Repeat verbatim the lines from the one containing "Rebuild this chart" to the one containing "from bokeh.resources import INLINE", ends included, minus any pictures.

Source data:
···
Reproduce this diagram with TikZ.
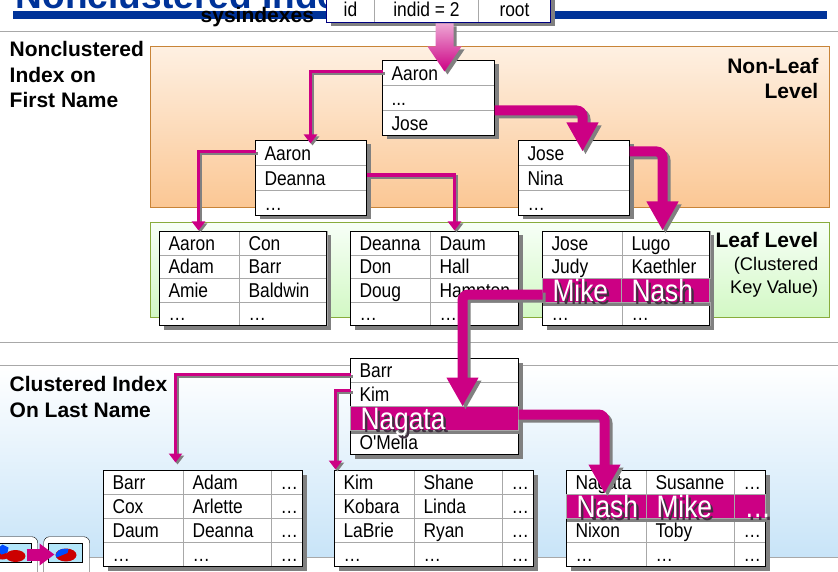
···
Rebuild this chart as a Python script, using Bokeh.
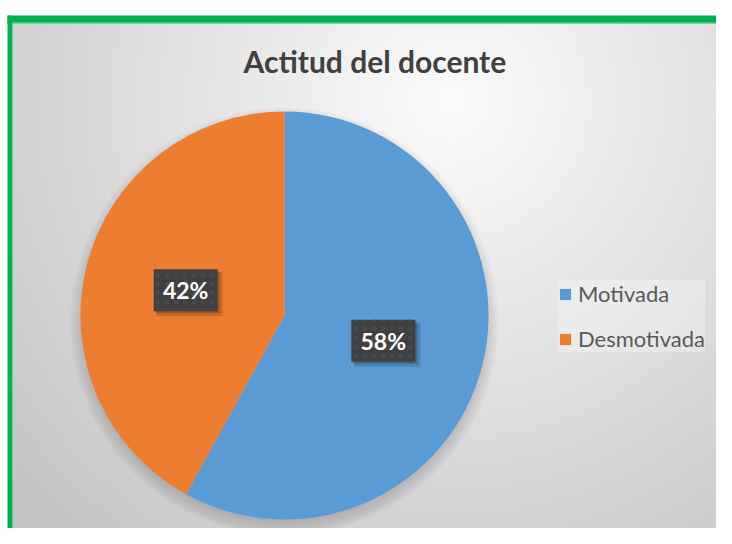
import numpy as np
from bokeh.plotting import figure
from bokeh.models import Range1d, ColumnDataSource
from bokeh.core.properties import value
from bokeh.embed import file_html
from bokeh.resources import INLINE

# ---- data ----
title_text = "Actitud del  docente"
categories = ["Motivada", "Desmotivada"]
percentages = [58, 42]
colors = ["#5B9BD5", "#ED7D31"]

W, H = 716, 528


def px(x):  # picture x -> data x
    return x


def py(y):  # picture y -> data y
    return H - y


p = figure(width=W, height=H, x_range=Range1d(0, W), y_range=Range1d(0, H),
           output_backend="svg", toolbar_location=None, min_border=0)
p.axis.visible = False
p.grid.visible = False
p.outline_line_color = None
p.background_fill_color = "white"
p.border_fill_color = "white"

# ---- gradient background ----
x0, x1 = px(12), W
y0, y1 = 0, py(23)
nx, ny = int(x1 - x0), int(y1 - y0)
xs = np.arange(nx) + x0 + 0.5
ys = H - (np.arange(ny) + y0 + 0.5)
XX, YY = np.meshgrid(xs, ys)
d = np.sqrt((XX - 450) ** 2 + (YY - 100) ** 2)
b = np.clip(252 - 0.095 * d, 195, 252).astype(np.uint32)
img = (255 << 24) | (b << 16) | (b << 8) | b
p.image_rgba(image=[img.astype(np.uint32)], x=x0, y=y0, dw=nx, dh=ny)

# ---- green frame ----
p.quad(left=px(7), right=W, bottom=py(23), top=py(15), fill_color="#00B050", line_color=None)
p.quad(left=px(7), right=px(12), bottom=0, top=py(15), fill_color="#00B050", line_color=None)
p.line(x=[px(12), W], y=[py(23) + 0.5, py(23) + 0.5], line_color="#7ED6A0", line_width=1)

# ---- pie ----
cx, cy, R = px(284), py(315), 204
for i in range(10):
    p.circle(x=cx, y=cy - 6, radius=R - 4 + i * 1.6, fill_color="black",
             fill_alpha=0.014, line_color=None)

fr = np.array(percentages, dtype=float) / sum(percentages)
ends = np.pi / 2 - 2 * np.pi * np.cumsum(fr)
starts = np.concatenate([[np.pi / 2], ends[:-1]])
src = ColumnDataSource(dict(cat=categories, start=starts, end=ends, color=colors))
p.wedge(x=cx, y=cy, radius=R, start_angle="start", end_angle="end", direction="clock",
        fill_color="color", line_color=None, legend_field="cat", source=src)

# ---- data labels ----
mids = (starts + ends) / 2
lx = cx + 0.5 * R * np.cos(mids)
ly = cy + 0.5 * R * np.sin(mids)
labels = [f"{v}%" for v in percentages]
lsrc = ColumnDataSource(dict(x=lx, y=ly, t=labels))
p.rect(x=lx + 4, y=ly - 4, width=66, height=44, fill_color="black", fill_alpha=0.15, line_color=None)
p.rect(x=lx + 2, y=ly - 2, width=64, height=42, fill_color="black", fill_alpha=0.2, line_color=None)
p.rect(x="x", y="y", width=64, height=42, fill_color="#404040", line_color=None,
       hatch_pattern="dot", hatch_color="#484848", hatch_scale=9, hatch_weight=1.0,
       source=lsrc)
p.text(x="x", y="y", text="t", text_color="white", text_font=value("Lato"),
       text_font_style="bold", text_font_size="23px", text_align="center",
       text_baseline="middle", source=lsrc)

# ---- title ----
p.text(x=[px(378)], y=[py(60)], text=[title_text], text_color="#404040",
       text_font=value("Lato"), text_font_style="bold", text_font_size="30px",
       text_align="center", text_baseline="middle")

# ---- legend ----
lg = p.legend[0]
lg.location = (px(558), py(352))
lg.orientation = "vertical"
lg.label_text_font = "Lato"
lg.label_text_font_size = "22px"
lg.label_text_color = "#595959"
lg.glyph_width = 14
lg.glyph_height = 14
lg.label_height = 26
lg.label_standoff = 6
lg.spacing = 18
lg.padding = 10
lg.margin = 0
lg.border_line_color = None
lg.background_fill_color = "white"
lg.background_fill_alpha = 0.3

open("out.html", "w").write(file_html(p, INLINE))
···
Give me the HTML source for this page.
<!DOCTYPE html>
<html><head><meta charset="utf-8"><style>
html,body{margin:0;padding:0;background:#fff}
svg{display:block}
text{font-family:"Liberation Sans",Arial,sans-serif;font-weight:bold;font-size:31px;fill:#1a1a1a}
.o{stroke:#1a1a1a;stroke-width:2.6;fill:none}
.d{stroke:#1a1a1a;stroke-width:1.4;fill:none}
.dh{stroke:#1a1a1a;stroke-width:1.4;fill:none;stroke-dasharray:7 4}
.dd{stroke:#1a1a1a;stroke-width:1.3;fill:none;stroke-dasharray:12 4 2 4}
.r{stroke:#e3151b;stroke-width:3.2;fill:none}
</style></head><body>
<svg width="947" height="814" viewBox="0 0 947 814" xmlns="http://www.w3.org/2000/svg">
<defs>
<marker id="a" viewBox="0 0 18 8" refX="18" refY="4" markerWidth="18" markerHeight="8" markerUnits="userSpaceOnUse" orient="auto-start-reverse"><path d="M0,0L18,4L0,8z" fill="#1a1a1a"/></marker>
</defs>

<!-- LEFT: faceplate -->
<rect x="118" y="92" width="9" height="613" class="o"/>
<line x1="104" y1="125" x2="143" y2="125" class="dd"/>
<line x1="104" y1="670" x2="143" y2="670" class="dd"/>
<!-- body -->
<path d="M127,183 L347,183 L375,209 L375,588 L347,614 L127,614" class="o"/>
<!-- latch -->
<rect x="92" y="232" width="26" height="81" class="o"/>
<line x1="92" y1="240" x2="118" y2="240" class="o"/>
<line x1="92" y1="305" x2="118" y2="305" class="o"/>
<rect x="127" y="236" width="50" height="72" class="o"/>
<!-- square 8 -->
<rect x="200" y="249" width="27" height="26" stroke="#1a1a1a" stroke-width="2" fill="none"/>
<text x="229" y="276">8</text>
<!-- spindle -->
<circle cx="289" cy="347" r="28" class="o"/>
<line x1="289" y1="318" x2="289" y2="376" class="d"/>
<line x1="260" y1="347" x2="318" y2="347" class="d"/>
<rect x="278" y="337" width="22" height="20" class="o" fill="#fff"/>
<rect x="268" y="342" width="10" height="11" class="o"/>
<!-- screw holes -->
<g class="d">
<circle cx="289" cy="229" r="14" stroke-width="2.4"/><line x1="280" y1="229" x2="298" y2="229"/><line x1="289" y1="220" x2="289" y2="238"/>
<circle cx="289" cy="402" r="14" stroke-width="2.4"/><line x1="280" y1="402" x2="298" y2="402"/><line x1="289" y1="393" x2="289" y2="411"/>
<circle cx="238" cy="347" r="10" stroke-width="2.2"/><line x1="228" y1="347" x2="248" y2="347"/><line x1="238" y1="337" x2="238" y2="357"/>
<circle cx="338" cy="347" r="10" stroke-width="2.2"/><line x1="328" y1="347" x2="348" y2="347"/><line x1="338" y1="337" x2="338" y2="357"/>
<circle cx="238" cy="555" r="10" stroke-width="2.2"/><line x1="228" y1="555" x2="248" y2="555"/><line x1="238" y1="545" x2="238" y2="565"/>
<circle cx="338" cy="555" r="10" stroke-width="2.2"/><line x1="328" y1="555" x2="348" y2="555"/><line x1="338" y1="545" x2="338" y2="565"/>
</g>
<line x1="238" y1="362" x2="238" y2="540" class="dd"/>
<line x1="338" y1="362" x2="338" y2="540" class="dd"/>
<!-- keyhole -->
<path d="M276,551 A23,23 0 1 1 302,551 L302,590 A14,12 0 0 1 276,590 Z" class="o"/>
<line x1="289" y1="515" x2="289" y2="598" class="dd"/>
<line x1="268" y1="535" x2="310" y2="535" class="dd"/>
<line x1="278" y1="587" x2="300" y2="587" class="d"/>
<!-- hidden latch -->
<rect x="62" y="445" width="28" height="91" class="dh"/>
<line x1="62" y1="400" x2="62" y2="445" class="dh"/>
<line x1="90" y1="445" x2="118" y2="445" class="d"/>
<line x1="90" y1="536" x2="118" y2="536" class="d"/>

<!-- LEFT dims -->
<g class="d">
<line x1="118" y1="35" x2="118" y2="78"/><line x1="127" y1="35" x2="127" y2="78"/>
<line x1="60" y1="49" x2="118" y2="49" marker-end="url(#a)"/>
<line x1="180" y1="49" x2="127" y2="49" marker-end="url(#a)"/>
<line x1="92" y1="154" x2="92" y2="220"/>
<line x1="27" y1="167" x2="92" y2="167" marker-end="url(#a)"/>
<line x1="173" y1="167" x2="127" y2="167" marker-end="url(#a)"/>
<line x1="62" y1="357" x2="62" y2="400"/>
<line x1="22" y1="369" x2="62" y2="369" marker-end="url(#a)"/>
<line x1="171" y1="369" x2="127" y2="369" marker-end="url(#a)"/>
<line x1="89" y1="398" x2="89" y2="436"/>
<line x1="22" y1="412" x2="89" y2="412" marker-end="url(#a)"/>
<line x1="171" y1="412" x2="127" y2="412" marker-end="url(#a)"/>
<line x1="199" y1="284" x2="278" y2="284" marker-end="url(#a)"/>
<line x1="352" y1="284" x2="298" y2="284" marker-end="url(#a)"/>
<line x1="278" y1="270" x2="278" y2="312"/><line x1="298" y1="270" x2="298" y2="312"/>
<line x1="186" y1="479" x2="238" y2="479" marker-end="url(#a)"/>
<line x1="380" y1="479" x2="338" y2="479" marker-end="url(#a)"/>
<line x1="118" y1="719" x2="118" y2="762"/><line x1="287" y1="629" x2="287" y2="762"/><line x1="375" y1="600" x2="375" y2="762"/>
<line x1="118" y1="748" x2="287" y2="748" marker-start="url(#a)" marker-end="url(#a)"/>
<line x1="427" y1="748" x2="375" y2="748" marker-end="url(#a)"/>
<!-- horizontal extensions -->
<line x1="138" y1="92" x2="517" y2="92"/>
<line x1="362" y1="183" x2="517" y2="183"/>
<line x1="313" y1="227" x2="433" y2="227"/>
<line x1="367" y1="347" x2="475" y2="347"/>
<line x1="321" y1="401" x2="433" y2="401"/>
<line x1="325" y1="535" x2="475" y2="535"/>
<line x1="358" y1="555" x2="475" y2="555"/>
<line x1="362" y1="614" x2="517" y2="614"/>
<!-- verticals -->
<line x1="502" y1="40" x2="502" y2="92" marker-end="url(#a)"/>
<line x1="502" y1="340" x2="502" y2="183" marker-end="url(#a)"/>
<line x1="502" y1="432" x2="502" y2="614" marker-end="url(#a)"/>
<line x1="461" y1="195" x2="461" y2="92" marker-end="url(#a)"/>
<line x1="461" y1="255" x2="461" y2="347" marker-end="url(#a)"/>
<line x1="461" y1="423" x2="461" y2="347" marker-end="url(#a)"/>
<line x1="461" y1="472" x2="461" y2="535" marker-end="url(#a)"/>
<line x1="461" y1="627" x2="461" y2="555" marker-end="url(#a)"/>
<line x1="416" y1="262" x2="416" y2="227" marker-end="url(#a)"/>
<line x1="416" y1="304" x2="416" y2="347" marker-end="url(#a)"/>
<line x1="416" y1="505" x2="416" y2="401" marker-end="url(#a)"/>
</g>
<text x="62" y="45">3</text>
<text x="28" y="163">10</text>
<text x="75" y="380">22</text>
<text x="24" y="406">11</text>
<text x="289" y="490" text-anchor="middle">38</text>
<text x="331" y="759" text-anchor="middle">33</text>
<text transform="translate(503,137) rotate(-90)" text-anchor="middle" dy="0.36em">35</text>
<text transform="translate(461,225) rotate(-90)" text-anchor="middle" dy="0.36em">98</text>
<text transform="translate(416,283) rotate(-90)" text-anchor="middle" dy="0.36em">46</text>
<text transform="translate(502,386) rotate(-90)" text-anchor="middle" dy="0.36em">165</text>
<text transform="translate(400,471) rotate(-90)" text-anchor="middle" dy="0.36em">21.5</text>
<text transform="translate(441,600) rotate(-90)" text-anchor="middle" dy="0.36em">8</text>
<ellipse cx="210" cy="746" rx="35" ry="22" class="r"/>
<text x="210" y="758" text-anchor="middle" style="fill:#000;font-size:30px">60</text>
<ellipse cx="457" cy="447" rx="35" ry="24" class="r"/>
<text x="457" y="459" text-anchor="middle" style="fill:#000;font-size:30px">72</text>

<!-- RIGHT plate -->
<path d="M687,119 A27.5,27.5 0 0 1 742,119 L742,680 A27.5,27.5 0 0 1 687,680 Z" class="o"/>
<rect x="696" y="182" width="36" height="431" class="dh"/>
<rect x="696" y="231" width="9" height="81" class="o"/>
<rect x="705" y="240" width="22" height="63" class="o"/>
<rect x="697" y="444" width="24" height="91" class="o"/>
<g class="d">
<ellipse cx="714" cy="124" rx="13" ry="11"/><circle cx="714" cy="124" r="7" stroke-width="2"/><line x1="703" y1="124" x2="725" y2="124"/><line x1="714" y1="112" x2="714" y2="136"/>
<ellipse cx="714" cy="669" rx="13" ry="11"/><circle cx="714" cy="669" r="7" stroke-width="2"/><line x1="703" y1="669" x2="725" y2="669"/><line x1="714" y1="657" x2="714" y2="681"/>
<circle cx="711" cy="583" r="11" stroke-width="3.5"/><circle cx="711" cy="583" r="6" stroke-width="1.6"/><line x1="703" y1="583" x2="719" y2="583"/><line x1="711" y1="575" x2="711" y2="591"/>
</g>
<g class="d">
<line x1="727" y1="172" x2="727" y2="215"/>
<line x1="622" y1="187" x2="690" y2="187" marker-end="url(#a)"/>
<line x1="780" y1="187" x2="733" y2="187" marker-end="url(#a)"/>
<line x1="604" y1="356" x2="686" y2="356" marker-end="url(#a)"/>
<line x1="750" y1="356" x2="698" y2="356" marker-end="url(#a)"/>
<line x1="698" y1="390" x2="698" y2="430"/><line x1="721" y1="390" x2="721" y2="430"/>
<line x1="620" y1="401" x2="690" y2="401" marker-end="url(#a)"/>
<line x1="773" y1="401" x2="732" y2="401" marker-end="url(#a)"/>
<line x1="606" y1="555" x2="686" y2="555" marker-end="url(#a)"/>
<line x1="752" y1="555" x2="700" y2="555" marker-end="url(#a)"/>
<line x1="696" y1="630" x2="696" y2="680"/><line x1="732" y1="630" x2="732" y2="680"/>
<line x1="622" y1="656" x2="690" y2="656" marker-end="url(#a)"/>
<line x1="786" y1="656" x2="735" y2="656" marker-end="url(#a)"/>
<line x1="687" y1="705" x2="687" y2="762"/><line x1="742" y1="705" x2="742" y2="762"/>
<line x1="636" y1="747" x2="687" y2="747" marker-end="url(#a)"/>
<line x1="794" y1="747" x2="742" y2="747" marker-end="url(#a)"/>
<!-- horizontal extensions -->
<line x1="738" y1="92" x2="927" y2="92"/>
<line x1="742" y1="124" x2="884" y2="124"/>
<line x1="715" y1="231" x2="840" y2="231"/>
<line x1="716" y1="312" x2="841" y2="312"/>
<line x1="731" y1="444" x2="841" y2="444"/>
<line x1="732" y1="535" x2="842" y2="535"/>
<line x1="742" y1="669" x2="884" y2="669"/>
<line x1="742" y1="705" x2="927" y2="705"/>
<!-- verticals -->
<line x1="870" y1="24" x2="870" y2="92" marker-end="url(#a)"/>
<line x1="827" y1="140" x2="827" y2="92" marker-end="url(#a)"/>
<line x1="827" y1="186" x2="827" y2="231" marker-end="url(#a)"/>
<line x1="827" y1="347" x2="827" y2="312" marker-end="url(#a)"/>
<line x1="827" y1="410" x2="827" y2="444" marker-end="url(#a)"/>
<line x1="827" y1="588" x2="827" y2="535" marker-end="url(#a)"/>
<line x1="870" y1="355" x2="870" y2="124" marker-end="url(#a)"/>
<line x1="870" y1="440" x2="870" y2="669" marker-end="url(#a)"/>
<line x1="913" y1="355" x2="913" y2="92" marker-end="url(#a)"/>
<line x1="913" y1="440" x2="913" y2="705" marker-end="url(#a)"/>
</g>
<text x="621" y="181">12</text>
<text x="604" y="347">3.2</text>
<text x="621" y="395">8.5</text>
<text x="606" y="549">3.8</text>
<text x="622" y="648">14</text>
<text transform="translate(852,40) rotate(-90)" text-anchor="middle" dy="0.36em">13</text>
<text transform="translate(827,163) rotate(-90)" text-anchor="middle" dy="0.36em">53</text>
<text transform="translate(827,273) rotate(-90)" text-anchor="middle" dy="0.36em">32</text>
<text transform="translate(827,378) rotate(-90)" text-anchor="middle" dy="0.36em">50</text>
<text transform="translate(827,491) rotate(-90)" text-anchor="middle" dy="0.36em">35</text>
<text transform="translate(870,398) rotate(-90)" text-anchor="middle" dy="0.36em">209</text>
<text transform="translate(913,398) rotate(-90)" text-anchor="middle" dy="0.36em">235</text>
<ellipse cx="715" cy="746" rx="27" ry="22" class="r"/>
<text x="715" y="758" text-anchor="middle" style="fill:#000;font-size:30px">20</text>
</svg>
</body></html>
···
Written response:
Rebuild this chart as a Python script, using Bokeh.
import numpy as np
from bokeh.plotting import figure
from bokeh.models import Range1d, ColumnDataSource
from bokeh.core.properties import value
from bokeh.embed import file_html
from bokeh.resources import INLINE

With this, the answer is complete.